--- Start of Task data ---
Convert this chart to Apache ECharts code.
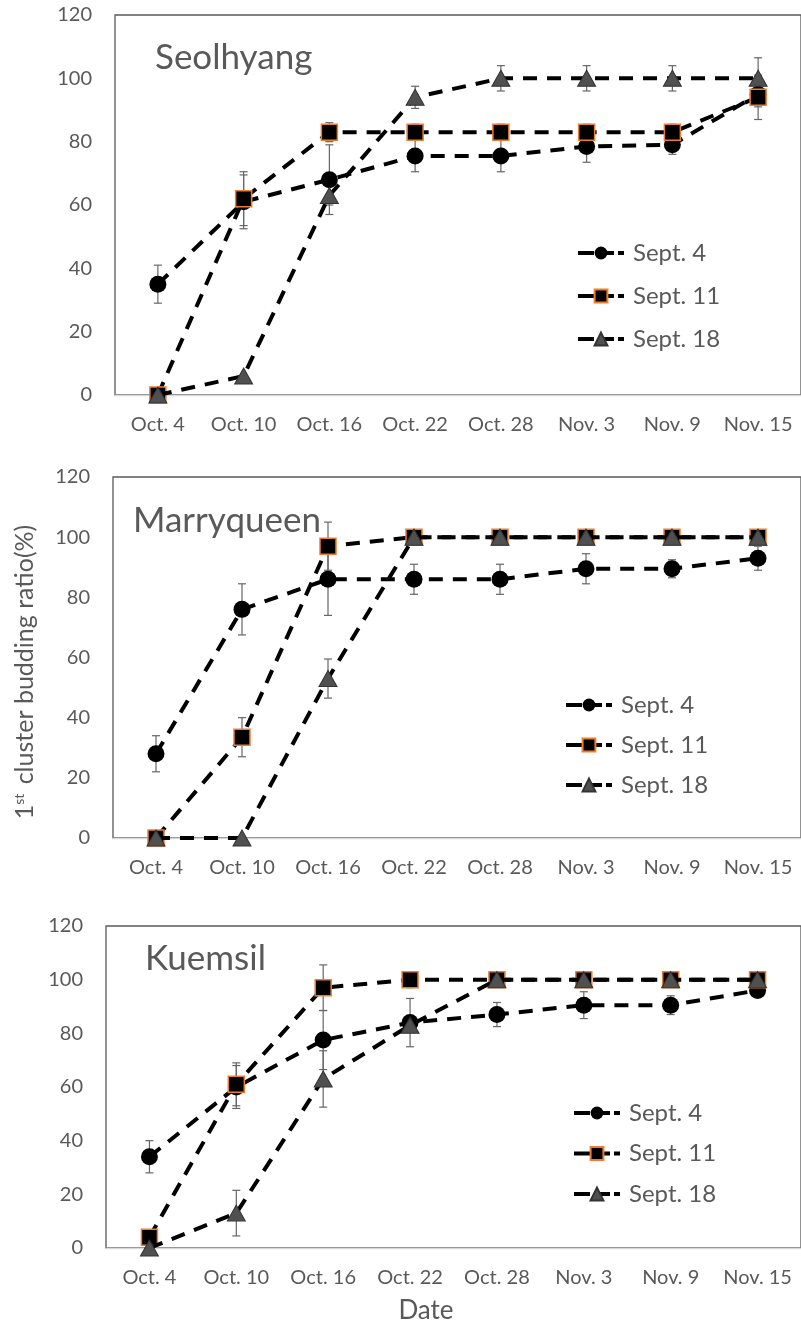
<!DOCTYPE html>
<html>
<head>
<meta charset="utf-8">
<script src="https://cdn.jsdelivr.net/npm/echarts@6/dist/echarts.min.js"></script>
<style>
  html, body { margin: 0; padding: 0; background: #ffffff; }
  #chart { width: 801px; height: 1326px; }
</style>
</head>
<body>
<div id="chart"></div>
<script>
// Survey dates (x categories)
const categories = ['Oct. 4', 'Oct. 10', 'Oct. 16', 'Oct. 22', 'Oct. 28', 'Nov. 3', 'Nov. 9', 'Nov. 15'];
const seriesNames = ['Sept. 4', 'Sept. 11', 'Sept. 18'];
const cultivars = ['Seolhyang', 'Marryqueen', 'Kuemsil'];
const yMin = 0, yMax = 120, yStep = 20;

// Seolhyang: 1st cluster budding ratio (%) and error bar half-lengths
const seolSept4 = [35, 61, 68, 75.5, 75.5, 78.5, 79, 95];
const seolSept4Err = [6, 8.5, 11, 5, 5, 5, 3, 4];
const seolSept11 = [0, 62, 83, 83, 83, 83, 83, 94];
const seolSept11Err = [0, 8.5, 3, 2.5, 2.5, 2.5, 2.5, 7];
const seolSept18 = [0, 6, 63, 94, 100, 100, 100, 100];
const seolSept18Err = [0, 0, 3, 3.5, 4, 4, 4, 6.5];

// Marryqueen
const marrSept4 = [28, 76, 86, 86, 86, 89.5, 89.5, 93];
const marrSept4Err = [6, 8.5, 12, 5, 5, 5, 3, 4];
const marrSept11 = [0, 33.5, 97, 100, 100, 100, 100, 100];
const marrSept11Err = [0, 6.5, 8, 0, 0, 0, 0, 0];
const marrSept18 = [0, 0, 53, 100, 100, 100, 100, 100];
const marrSept18Err = [0, 0, 6.5, 0, 0, 0, 0, 0];

// Kuemsil
const kueSept4 = [34, 60, 77.5, 84, 87, 90.5, 90.5, 96];
const kueSept4Err = [6, 8, 11, 9, 4.5, 5, 3.5, 2];
const kueSept11 = [4, 61, 97, 100, 100, 100, 100, 100];
const kueSept11Err = [0, 8, 8.5, 3, 0, 0, 0, 0];
const kueSept18 = [0, 13, 63, 83, 100, 100, 100, 100];
const kueSept18Err = [0, 8.5, 10.5, 0, 0, 0, 0, 0];

const panelValues = [
  [seolSept4, seolSept11, seolSept18],
  [marrSept4, marrSept11, marrSept18],
  [kueSept4, kueSept11, kueSept18]
];
const panelErrors = [
  [seolSept4Err, seolSept11Err, seolSept18Err],
  [marrSept4Err, marrSept11Err, marrSept18Err],
  [kueSept4Err, kueSept11Err, kueSept18Err]
];

const FONT = 'Lato, "Open Sans", sans-serif';
const TXT = '#595959';

// Plot boxes of the three stacked panels
const grids = [
  { left: 115, top: 15, width: 690, height: 380 },
  { left: 113, top: 477, width: 690, height: 361 },
  { left: 106, top: 926, width: 698, height: 322 }
];
const legendPos = [
  { left: 576, top: 240, itemGap: 17 },
  { left: 564, top: 692, itemGap: 14 },
  { left: 572, top: 1100, itemGap: 14.5 }
];
const titlePos = [
  { left: 155, top: 40 },
  { left: 133, top: 503 },
  { left: 145, top: 941 }
];

const dash = [14, 10];
const markerStyles = [
  { symbol: 'circle', symbolSize: 17, itemStyle: { color: '#000000' } },
  { symbol: 'rect', symbolSize: 16, itemStyle: { color: '#000000', borderColor: '#ED7D31', borderWidth: 1.5 } },
  { symbol: 'triangle', symbolSize: [18, 16], itemStyle: { color: '#505050', borderColor: '#333333', borderWidth: 1 } }
];

function errorBarItem(params, api) {
  const x = api.value(0), v = api.value(1), e = api.value(2);
  const top = api.coord([x, v + e]);
  const bot = api.coord([x, v - e]);
  const cap = 4;
  const style = { stroke: '#666666', lineWidth: 1.2 };
  return {
    type: 'group',
    children: [
      { type: 'line', shape: { x1: top[0], y1: top[1], x2: bot[0], y2: bot[1] }, style },
      { type: 'line', shape: { x1: top[0] - cap, y1: top[1], x2: top[0] + cap, y2: top[1] }, style },
      { type: 'line', shape: { x1: bot[0] - cap, y1: bot[1], x2: bot[0] + cap, y2: bot[1] }, style }
    ]
  };
}

const option = {
  animation: false,
  backgroundColor: '#ffffff',
  textStyle: { fontFamily: FONT },
  grid: grids.map(g => Object.assign({
    show: true, borderColor: '#595959', borderWidth: 1.3, backgroundColor: 'transparent'
  }, g)),
  title: cultivars.map((c, i) => ({
    text: c, left: titlePos[i].left, top: titlePos[i].top, padding: 0,
    textStyle: { fontFamily: FONT, fontSize: 35, fontWeight: 'normal', color: TXT }
  })),
  legend: legendPos.map((p, i) => ({
    data: seriesNames, orient: 'vertical', left: p.left, top: p.top, padding: 0,
    itemGap: p.itemGap, itemWidth: 46, itemHeight: 16, selectedMode: false,
    lineStyle: { width: 4, color: '#000000', type: [16, 4] },
    textStyle: { fontFamily: FONT, fontSize: 24, color: TXT, lineHeight: 26, padding: [0, 0, 0, 4] }
  })),
  xAxis: grids.map((g, i) => ({
    type: 'category', gridIndex: i, data: categories, z: 3,
    axisLine: { show: true, lineStyle: { color: '#D9D9D9', width: 1.3 } },
    axisTick: { show: false },
    axisLabel: { fontFamily: FONT, fontSize: 20, color: TXT, margin: 20, interval: 0 },
    splitLine: { show: false }
  })),
  yAxis: grids.map((g, i) => ({
    type: 'value', gridIndex: i, min: yMin, max: yMax, interval: yStep,
    axisLine: { show: false }, axisTick: { show: false }, splitLine: { show: false },
    axisLabel: { fontFamily: FONT, fontSize: 20, color: TXT, margin: 23 }
  })),
  graphic: [
    {
      type: 'text', x: 25, y: 672, rotation: Math.PI / 2,
      style: {
        text: '1{sup|st} cluster budding ratio(%)',
        font: '25px ' + FONT, fill: TXT, align: 'center', verticalAlign: 'middle',
        rich: { sup: { fontSize: 14, fontFamily: FONT, fill: TXT, verticalAlign: 'top', padding: [0, 3, 10, 0] } }
      }
    },
    {
      type: 'text', x: 426, y: 1311,
      style: { text: 'Date', font: '26px ' + FONT, fill: TXT, align: 'center', verticalAlign: 'middle' }
    }
  ],
  series: []
};

for (let p = 0; p < 3; p++) {
  for (let s = 0; s < 3; s++) {
    const errData = [];
    panelValues[p][s].forEach((v, k) => {
      if (panelErrors[p][s][k] > 0) errData.push([k, v, panelErrors[p][s][k]]);
    });
    option.series.push({
      type: 'custom', name: seriesNames[s] + ' error', xAxisIndex: p, yAxisIndex: p, z: 1,
      renderItem: errorBarItem, data: errData, silent: true
    });
  }
  for (let s = 0; s < 3; s++) {
    option.series.push(Object.assign({
      type: 'line', name: seriesNames[s], xAxisIndex: p, yAxisIndex: p, z: 2 + s,
      data: panelValues[p][s],
      lineStyle: { color: '#000000', width: 4, type: dash },
      emphasis: { disabled: true }
    }, markerStyles[s]));
  }
}

const chart = echarts.init(document.getElementById('chart'), null, { renderer: 'canvas' });
chart.setOption(option);
</script>
</body>
</html>
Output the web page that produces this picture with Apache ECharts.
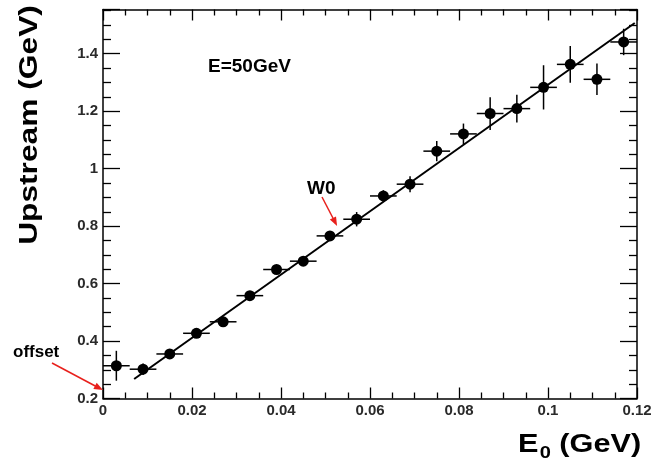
<!DOCTYPE html>
<html><head><meta charset="utf-8">
<script src="https://cdn.jsdelivr.net/npm/echarts@6/dist/echarts.min.js"></script>
<style>html,body{margin:0;padding:0;background:#fff}#c{width:658px;height:466px}</style>
</head><body><div id="c"></div>
<script>
// ---- data ----
const binCenters = [0.003,0.009,0.015,0.021,0.027,0.033,0.039,0.045,0.051,0.057,
                    0.063,0.069,0.075,0.081,0.087,0.093,0.099,0.105,0.111,0.117];
const upstream = [0.314,0.302,0.355,0.427,0.467,0.558,0.649,0.678,0.766,0.824,
                  0.905,0.946,1.061,1.121,1.192,1.209,1.283,1.363,1.311,1.441];
const upstreamErr = [0.052,0.020,0.010,0.010,0.010,0.010,0.012,0.010,0.012,0.025,
                     0.020,0.028,0.035,0.036,0.057,0.048,0.077,0.064,0.055,0.046];
const binHalfWidth = [0.003,0.003,0.003,0.003,0.003,0.003,0.003,0.003,0.003,0.003,
                      0.003,0.003,0.003,0.003,0.003,0.003,0.003,0.003,0.003,0.003];
const fitX = [0.007, 0.1195];
const fitY = [0.268, 1.507];
const xRange = [0, 0.12];
const yRange = [0.2, 1.554];

const points = binCenters.map((x, i) => [x, upstream[i]]);
const errData = binCenters.map((x, i) => [x, upstream[i], binHalfWidth[i], upstreamErr[i]]);
const fitData = fitX.map((x, i) => [x, fitY[i]]);

const FONT = 'Arial, "Liberation Sans", sans-serif';
const labelStyle = {color:'#2a2a2a', fontWeight:'bold', fontSize:15, fontFamily:FONT};
const blk = {color:'#000', width:1.3};

function xAxisDef(pos, show) {
  return {
    type:'value', min:xRange[0], max:xRange[1], interval:0.02, position:pos,
    axisLine:{show:true, onZero:false, lineStyle:{color:'#000', width:1.5}},
    axisTick:{show:true, inside:true, length:11, lineStyle:blk},
    minorTick:{show:true, splitNumber:4, length:6, lineStyle:blk},
    splitLine:{show:false}, minorSplitLine:{show:false},
    axisLabel:Object.assign({show:show, margin:5}, labelStyle)
  };
}
function yAxisDef(pos, show) {
  return {
    type:'value', min:yRange[0], max:yRange[1], interval:0.2, position:pos,
    axisLine:{show:true, onZero:false, lineStyle:{color:'#000', width:1.5}},
    axisTick:{show:true, inside:true, length:17, lineStyle:blk},
    minorTick:{show:true, splitNumber:4, length:8, lineStyle:blk},
    splitLine:{show:false}, minorSplitLine:{show:false},
    axisLabel:Object.assign({show:show, margin:5, showMaxLabel:false}, labelStyle)
  };
}

const chart = echarts.init(document.getElementById('c'), null, {renderer:'canvas'});
chart.setOption({
  animation:false,
  backgroundColor:'#fff',
  grid:{left:103, right:21, top:9.5, bottom:67.5, containLabel:false},
  xAxis:[xAxisDef('bottom', true), xAxisDef('top', false)],
  yAxis:[yAxisDef('left', true), yAxisDef('right', false)],
  series:[
    {
      type:'custom', xAxisIndex:0, yAxisIndex:0, data:errData, z:3,
      renderItem:function(params, api){
        const x = api.value(0), y = api.value(1), dx = api.value(2), dy = api.value(3);
        const l = api.coord([x-dx, y]), r = api.coord([x+dx, y]);
        const t = api.coord([x, y+dy]), b = api.coord([x, y-dy]);
        return {type:'group', children:[
          {type:'line', shape:{x1:l[0], y1:l[1], x2:r[0], y2:r[1]}, style:{stroke:'#000', lineWidth:1.5}},
          {type:'line', shape:{x1:t[0], y1:t[1], x2:b[0], y2:b[1]}, style:{stroke:'#000', lineWidth:1.5}}
        ]};
      }
    },
    {
      type:'line', data:fitData, showSymbol:false, symbol:'none', z:2, clip:false,
      lineStyle:{color:'#000', width:2},
      markLine:{
        silent:true, symbol:['none','triangle'], symbolSize:[7,9],
        lineStyle:{color:'#e8201c', width:1.5, type:'solid'},
        label:{show:false}, emphasis:{disabled:true},
        data:[
          [{x:322, y:197}, {x:335, y:222}],
          [{x:52, y:363}, {x:99, y:388}]
        ]
      }
    },
    {
      type:'scatter', data:points, symbol:'circle', symbolSize:11, z:4,
      itemStyle:{color:'#000', opacity:1}
    }
  ],
  graphic:[
    {type:'text', x:30, y:125, rotation:Math.PI/2, scaleX:1.22, silent:true,
     style:{text:'Upstream (GeV)', font:'bold 26px ' + FONT, fill:'#000', align:'center', verticalAlign:'middle'}},
    {type:'text', x:518, y:445, scaleX:1.18, silent:true,
     style:{text:'{a|E}{b|0}{a| (GeV)}', fill:'#000', align:'left', verticalAlign:'middle',
       rich:{a:{font:'bold 26px ' + FONT, fill:'#000'}, b:{font:'bold 17px ' + FONT, fill:'#000', padding:[16,0,0,1]}}}},
    {type:'text', x:208, y:67, silent:true,
     style:{text:'E=50GeV', font:'bold 19px ' + FONT, fill:'#000', align:'left', verticalAlign:'middle'}},
    {type:'text', x:307, y:189, silent:true,
     style:{text:'W0', font:'bold 19px ' + FONT, fill:'#000', align:'left', verticalAlign:'middle'}},
    {type:'text', x:13, y:352, silent:true,
     style:{text:'offset', font:'bold 17px ' + FONT, fill:'#000', align:'left', verticalAlign:'middle'}}
  ]
});
</script>
</body></html>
--- End of Task data ---
Exercise task | Write out the lines from the start of the material to the line with "const yMin = 0, yMax = 120, yStep = 20;", inclusive and exactly. Skip the pictures.

Expected answer |
Convert this chart to Apache ECharts code.
<!DOCTYPE html>
<html>
<head>
<meta charset="utf-8">
<script src="https://cdn.jsdelivr.net/npm/echarts@6/dist/echarts.min.js"></script>
<style>
  html, body { margin: 0; padding: 0; background: #ffffff; }
  #chart { width: 801px; height: 1326px; }
</style>
</head>
<body>
<div id="chart"></div>
<script>
// Survey dates (x categories)
const categories = ['Oct. 4', 'Oct. 10', 'Oct. 16', 'Oct. 22', 'Oct. 28', 'Nov. 3', 'Nov. 9', 'Nov. 15'];
const seriesNames = ['Sept. 4', 'Sept. 11', 'Sept. 18'];
const cultivars = ['Seolhyang', 'Marryqueen', 'Kuemsil'];
const yMin = 0, yMax = 120, yStep = 20;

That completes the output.